Dari uraian diatas dapat disimpulkan bahwa al-Qur'an tidak lagi perlu
dilakukan penelitian terhadap keasliannya, karena sudah tidak ada keraguan
terhadapnya. sedangkan hadis perlu sikap kritis untuk menyikapi kehadirannya
dengan diadakan penelitian, dari penelitian ini akan diketahui bahwa hadis ini
memang benar dari Nabi Muhammad dan bukan hadis yang palsu. Penelitian ini
bukan meragukan keseluruhan hadis Nabi tetapi lebih kepada kehati-hatian kita
dalam pengambilan dasan hukum dalam agama.
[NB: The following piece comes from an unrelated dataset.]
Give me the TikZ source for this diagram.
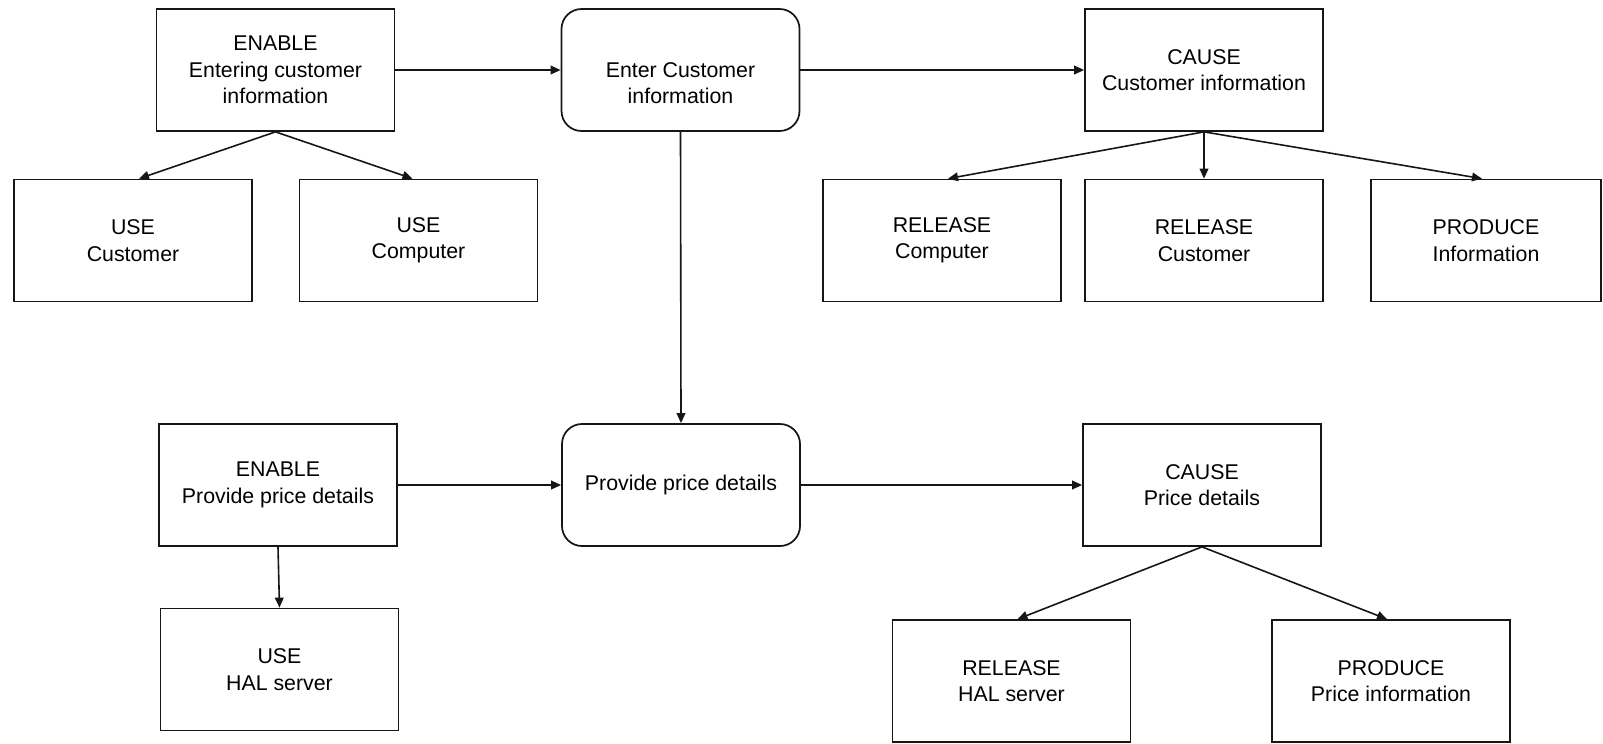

Inilah bukti bahwa kita benar-benar
ingin mengikuti Nabi Muhammad dan menjalankan Islam sepenuhnya.
Dari pentingnya permasalahan ini maka muncullah berbagai macam kritik atas
hadis dengan hadirnya metodologi kritik hadis atau metodologi penelitian hadis.
Dalam ilmu hadis tradisi penelitian ini lebih difokuskan kepada unsur pokok
hadis yaitu sanad, matan dan rawi.
Kriteria Hadis Shahih
Untuk menentukan sahih dan tidaknya suatu hadis yang diriwayatkan, para
ahli hadis umumnya menetapkan kriteria sebagai berikut:
a) diriwayatkan dengan sanad muttashil.
Maksudnya setiap rawi yang ikut ambil bagian dalam periwayatan, bertemu dan
menerima langsung apa yang diriwayatkannya itu dari gurunya (Lihat, Manhaj
al-Naqd fi Ulum al-Hadis, Dar el-Fikr, 1996, hal. 242)
b) rawi-rawinya ‘adl dan dhabt.
- ‘adl atau ‘adalah
Menurut Dr. ‘Ajaj al-Khatib,
صِفَةٌ رَاسِخَةٌ فِي النَّفْسِ تَحْمِلُ
صَاحِبَهَا عَلَى مُلاَزَمَةِ التَّقْوَى وَالْمُرُوْءَةِ فَتَحْصُلَ ثِقَةُ
النَّفْسِ بِصِدْقِهِ وَيُعْتَبَرُ فِيْهَا الإِجْتِنَابُ عَنِ الْكَبَائِرِ
وَعَنْ بَعْضِ الصَّغَائِرِ…
“Sifat yang melekat pada jiwa, yang akan membawa (pemiliknya) kepada ketetapan
taqwa dan muru’ah secara menyeluruh, hingga memperoleh kredibilitas karena
kejujurannya, dan dalam hal ini diperhatikan pula meninggalkan dosa-dosa besar
serta sebagian dosa kecil…” (Lihat, Ushul al-Hadis, Dar al-Ma’arif, 1985, hal. 231-232.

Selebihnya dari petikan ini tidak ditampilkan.